WHAT THE TASK ASKS: Reproduce only this span: the line containing "Convert this chart", the line containing "YAxis, LabelList, ReferenceLine", and every line between them, all exactly as given.

EXTRACTED ENTRIES:
————
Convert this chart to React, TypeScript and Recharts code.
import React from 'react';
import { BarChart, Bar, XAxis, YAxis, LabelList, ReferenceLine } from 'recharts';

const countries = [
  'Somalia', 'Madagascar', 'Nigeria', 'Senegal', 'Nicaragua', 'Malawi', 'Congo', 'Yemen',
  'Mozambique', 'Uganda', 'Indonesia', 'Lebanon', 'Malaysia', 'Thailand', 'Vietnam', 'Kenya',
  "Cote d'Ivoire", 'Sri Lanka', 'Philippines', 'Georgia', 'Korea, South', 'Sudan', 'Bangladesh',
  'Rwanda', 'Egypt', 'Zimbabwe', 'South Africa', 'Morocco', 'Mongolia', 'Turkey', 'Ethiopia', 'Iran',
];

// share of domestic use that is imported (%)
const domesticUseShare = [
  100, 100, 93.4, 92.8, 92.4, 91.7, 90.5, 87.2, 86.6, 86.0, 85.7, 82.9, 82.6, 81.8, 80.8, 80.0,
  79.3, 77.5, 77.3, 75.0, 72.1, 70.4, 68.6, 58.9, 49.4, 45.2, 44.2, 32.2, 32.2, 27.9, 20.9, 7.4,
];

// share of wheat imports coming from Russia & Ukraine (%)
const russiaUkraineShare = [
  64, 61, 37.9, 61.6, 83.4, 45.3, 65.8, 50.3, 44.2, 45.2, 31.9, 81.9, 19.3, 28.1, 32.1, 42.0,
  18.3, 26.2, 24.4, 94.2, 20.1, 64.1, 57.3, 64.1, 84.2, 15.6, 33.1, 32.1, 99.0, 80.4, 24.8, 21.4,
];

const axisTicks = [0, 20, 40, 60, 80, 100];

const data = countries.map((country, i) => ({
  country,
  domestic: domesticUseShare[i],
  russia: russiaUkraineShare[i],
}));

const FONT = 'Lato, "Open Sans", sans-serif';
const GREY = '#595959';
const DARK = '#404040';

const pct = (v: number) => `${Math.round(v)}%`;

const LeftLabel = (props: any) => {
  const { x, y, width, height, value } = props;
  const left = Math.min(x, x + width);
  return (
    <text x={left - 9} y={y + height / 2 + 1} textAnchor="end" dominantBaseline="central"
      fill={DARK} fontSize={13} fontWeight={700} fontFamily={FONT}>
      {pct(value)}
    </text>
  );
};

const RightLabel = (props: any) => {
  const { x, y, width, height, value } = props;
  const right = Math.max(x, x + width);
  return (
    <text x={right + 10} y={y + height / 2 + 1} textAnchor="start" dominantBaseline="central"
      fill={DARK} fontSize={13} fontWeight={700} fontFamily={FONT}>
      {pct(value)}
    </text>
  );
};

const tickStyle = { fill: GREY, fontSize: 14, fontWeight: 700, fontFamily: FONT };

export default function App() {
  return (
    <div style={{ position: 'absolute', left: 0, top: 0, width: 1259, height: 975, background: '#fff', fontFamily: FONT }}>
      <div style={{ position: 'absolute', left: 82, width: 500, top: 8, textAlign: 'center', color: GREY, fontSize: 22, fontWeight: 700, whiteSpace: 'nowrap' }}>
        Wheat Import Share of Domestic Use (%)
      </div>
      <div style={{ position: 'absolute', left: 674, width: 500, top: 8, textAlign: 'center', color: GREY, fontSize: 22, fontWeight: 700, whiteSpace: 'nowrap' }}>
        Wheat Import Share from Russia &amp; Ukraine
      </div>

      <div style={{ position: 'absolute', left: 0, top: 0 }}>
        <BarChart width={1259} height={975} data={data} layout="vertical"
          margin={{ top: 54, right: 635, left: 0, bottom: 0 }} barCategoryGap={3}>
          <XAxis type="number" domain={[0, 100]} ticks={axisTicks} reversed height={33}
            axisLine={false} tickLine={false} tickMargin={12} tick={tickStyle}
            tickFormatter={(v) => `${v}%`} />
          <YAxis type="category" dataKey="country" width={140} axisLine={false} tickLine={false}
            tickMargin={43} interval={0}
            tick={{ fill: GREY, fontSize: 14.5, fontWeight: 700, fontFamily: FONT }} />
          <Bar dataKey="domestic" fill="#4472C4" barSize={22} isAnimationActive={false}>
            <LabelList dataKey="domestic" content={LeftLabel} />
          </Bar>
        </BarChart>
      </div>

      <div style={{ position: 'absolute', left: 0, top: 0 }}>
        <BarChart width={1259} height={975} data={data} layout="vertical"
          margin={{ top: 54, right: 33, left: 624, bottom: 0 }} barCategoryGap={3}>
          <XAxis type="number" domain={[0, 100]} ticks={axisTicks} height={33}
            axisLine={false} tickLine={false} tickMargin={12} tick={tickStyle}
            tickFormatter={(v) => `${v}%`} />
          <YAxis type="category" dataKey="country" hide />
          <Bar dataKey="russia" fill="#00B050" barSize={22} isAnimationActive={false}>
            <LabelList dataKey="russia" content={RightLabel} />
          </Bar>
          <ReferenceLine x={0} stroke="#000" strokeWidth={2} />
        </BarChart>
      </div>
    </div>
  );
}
————
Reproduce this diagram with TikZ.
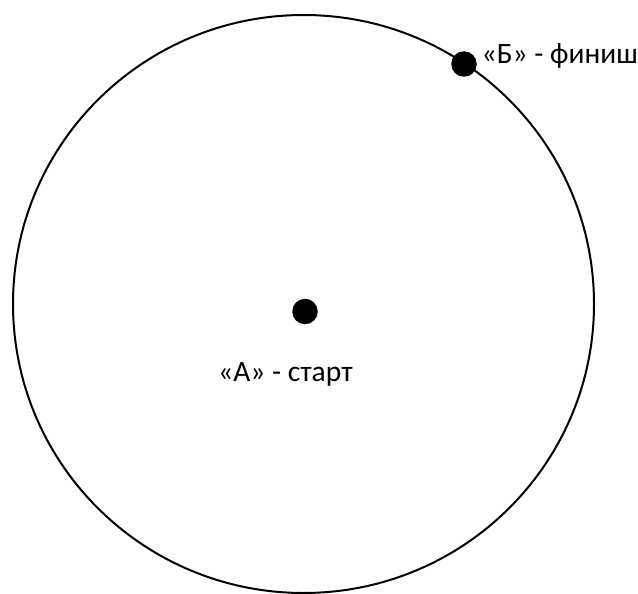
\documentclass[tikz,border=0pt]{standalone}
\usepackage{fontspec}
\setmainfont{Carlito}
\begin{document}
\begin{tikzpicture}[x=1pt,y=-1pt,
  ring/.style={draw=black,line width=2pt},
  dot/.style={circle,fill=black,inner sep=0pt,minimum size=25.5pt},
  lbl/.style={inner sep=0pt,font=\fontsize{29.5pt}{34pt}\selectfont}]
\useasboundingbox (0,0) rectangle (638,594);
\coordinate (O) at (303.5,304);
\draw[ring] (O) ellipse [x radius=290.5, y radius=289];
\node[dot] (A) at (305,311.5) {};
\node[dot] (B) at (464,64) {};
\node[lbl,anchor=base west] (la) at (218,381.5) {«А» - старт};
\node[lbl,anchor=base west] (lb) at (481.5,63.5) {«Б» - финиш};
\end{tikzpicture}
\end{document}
————
IN RESPONSE:
Convert this chart to React, TypeScript and Recharts code.
import React from 'react';
import { BarChart, Bar, XAxis, YAxis, LabelList, ReferenceLine } from 'recharts';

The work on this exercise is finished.